Given problem => Lines that include the word "code" are the ones to copy.

Recorded data =>
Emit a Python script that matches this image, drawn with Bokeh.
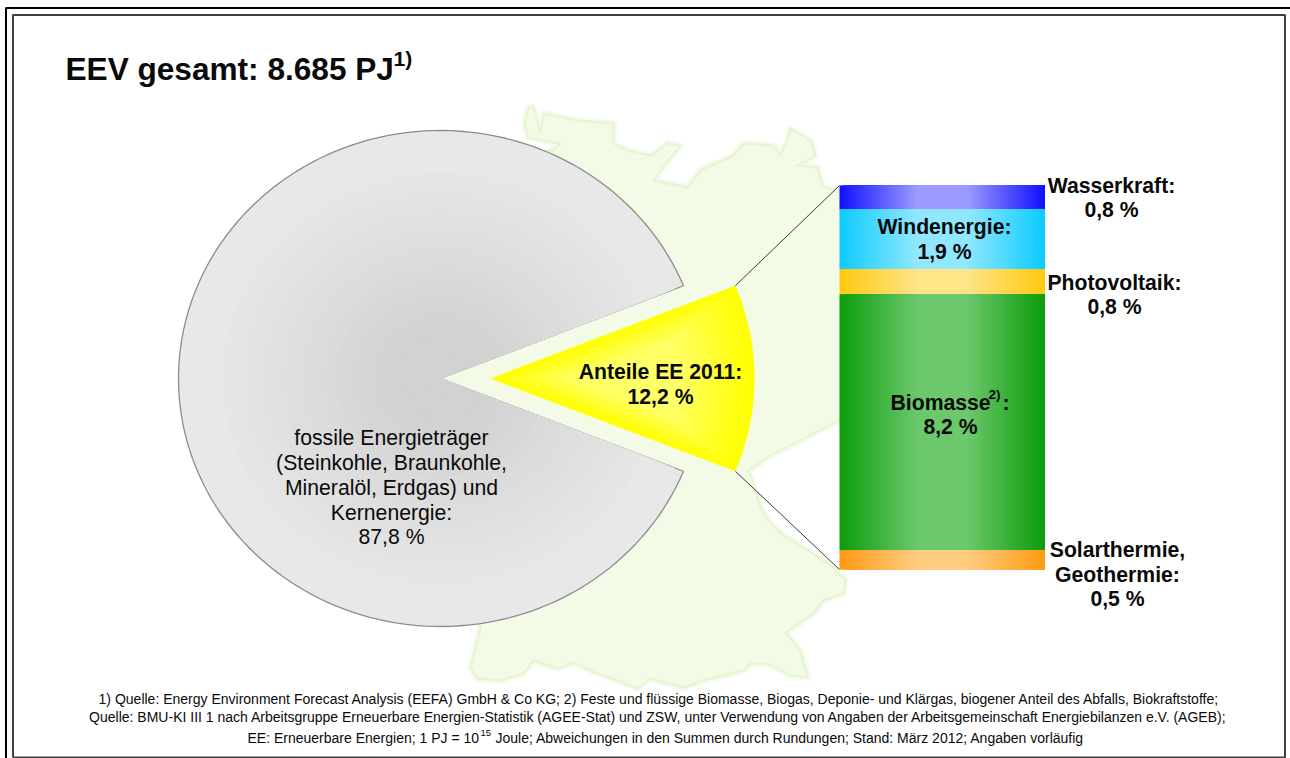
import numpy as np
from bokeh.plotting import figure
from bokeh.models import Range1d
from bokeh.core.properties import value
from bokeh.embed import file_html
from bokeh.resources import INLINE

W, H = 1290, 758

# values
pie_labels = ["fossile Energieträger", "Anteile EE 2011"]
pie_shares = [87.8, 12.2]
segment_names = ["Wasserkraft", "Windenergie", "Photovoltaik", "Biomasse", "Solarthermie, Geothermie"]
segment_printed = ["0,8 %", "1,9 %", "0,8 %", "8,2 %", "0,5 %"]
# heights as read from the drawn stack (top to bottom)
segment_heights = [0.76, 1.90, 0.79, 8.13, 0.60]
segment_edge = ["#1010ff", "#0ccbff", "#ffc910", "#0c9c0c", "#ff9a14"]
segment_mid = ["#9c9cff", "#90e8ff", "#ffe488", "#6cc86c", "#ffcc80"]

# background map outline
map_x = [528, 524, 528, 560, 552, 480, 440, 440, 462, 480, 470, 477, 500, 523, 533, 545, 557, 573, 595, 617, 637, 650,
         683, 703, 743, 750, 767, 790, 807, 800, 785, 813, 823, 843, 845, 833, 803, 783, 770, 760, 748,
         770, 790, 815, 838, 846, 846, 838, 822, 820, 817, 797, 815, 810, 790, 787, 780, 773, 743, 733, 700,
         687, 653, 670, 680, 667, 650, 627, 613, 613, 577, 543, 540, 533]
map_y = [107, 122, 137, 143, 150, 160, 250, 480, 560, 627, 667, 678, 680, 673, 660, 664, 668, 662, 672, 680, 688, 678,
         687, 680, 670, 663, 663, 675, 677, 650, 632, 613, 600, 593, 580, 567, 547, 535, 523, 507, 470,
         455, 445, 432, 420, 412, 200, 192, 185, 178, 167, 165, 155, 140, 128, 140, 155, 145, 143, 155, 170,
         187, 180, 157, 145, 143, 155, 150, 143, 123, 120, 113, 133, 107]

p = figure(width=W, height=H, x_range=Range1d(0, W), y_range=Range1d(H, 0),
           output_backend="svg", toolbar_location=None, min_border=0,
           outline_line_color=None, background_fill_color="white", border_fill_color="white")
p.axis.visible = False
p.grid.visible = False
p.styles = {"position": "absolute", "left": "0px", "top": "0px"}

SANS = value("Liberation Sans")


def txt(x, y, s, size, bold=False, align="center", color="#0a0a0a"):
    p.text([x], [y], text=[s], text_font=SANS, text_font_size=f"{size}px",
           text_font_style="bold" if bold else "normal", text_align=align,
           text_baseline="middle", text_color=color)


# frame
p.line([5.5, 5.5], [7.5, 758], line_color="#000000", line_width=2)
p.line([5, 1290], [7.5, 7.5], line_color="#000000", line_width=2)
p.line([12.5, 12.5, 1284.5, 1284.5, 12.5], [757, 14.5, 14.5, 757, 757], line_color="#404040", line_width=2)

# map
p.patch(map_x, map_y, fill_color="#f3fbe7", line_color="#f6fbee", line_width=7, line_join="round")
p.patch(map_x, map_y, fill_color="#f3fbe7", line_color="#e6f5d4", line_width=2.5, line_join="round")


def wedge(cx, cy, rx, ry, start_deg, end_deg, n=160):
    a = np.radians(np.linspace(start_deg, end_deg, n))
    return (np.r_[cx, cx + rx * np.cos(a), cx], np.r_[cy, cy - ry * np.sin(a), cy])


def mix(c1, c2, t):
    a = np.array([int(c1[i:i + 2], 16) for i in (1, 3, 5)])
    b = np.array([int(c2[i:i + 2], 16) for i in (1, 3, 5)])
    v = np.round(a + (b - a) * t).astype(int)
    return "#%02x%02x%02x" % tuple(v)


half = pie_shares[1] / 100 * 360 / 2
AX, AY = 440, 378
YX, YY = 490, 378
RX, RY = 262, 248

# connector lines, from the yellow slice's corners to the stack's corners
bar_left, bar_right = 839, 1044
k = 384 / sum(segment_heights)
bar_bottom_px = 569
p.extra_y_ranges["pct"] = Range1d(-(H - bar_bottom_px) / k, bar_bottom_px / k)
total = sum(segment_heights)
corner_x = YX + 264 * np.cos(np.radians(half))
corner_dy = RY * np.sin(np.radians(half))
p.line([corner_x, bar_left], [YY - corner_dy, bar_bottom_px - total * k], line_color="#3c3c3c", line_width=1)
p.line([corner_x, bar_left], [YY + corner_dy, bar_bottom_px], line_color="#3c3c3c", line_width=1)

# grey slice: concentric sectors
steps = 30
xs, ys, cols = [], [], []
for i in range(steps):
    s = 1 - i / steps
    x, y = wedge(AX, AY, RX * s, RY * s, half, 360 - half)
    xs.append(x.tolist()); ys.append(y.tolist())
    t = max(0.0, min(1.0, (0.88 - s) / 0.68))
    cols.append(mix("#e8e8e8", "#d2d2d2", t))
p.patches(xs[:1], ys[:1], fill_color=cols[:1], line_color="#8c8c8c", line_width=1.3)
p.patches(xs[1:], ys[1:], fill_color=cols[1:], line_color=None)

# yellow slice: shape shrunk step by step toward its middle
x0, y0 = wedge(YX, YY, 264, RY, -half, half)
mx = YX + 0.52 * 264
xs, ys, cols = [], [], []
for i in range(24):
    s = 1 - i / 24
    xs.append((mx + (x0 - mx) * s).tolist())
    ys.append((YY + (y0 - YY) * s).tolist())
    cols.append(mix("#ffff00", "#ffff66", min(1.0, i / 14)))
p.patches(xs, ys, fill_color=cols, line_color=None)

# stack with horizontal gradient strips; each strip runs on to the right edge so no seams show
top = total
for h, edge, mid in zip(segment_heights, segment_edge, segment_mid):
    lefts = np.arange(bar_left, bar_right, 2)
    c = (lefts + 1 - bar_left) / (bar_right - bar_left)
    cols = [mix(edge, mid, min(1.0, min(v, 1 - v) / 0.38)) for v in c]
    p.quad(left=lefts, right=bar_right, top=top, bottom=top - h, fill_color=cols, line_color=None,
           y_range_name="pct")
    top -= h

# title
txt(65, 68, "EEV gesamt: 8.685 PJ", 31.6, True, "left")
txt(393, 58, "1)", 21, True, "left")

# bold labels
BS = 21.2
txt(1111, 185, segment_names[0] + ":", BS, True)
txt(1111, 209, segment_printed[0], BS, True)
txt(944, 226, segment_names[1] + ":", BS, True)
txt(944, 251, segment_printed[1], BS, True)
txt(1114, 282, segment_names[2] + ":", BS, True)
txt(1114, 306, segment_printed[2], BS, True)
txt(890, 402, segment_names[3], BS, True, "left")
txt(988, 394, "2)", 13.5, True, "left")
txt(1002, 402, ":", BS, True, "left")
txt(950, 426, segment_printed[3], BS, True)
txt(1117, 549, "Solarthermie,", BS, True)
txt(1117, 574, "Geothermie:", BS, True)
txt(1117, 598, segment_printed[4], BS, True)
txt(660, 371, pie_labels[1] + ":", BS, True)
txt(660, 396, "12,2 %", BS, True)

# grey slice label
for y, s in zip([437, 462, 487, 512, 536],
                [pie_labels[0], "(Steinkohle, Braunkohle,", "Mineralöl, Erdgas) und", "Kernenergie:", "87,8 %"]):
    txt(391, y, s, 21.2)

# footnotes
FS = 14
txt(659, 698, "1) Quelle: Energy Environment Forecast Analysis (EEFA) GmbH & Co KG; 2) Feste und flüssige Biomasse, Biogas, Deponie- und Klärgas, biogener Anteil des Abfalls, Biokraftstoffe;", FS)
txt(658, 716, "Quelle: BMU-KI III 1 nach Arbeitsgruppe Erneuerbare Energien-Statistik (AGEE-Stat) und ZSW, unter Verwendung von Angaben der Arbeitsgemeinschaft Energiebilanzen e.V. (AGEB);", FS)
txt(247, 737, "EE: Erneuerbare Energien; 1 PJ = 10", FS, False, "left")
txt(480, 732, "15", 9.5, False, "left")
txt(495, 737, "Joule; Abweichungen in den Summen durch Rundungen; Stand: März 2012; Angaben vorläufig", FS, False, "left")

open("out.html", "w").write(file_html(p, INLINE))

* * *

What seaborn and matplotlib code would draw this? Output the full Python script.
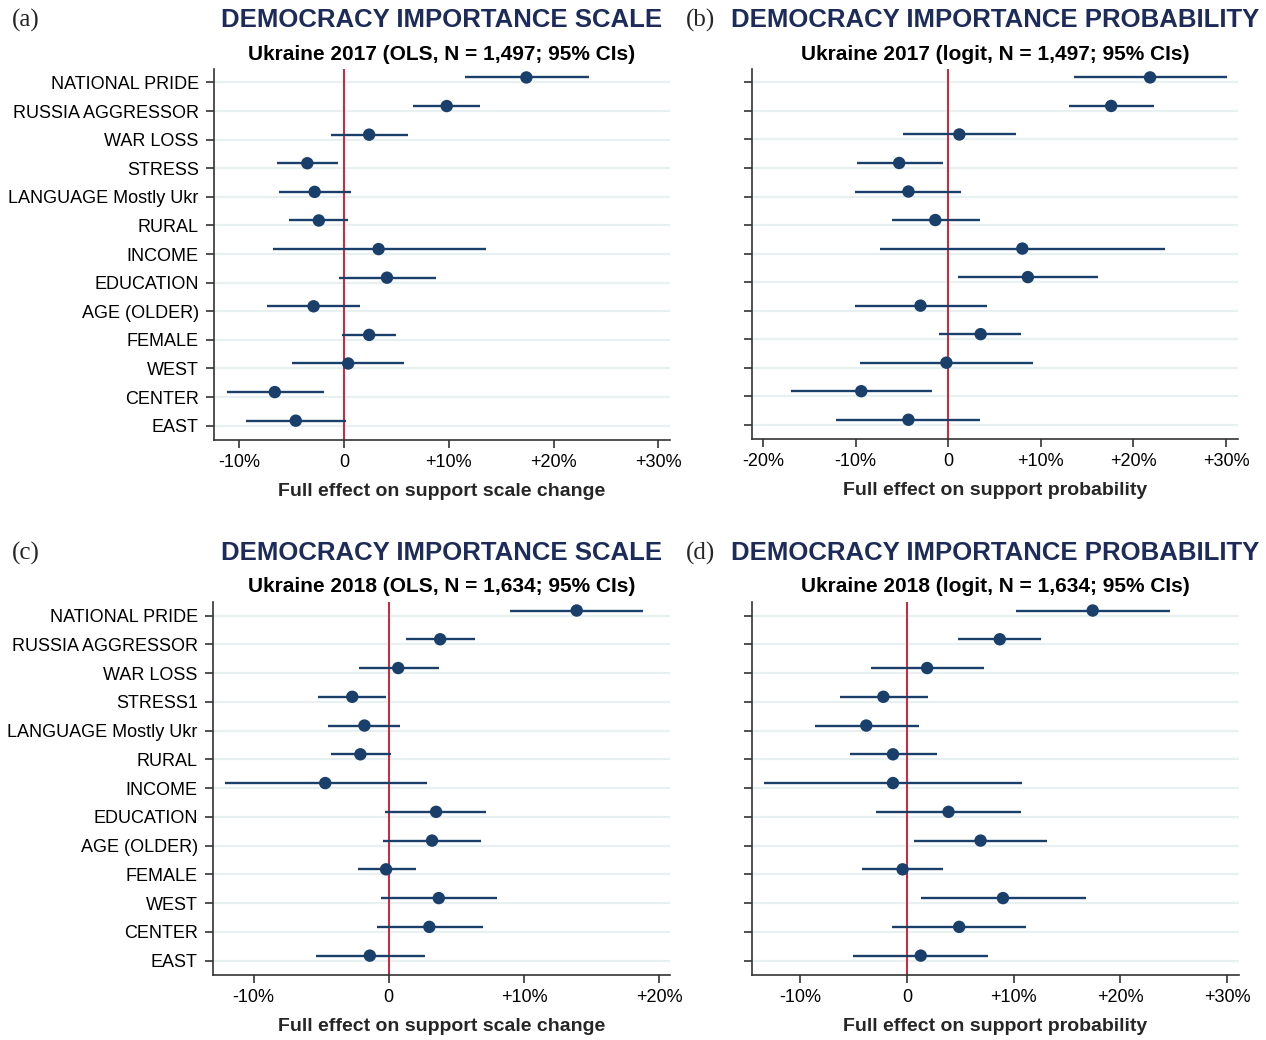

...

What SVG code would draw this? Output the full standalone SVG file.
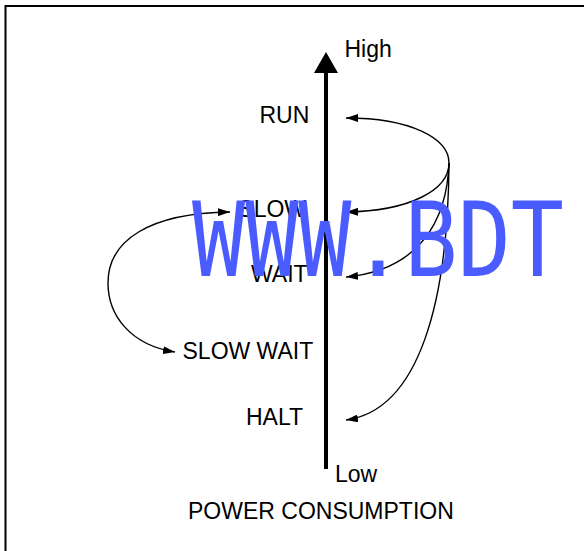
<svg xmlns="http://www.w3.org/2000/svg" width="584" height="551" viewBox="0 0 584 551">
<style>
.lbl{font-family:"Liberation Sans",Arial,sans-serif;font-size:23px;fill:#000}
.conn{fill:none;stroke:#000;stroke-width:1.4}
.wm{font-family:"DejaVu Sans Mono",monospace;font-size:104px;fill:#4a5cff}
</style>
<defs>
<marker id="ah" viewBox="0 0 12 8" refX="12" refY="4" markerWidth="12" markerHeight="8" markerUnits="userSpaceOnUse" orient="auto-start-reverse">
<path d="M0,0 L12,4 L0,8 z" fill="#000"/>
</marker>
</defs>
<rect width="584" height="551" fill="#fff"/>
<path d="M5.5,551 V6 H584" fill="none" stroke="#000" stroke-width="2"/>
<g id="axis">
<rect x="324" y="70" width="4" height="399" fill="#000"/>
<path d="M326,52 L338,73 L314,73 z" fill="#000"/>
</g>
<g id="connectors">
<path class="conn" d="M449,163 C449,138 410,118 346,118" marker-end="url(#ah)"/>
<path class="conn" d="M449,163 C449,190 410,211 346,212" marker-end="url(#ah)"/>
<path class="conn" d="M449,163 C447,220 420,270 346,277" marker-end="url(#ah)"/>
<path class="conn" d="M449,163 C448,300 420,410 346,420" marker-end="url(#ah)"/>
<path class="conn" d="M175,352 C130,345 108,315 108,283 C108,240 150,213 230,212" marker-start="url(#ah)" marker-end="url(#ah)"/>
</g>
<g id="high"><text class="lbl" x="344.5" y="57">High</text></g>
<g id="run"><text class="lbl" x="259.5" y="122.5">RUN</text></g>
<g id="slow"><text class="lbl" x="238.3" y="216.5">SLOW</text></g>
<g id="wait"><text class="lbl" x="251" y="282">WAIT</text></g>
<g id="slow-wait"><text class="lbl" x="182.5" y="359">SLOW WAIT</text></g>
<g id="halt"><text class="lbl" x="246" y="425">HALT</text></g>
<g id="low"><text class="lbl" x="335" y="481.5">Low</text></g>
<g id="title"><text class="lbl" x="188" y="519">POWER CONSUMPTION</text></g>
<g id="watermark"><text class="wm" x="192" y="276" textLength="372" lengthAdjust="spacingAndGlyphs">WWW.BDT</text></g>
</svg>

Written response =>
What seaborn and matplotlib code would draw this? Output the full Python script.
What SVG code would draw this? Output the full standalone SVG file.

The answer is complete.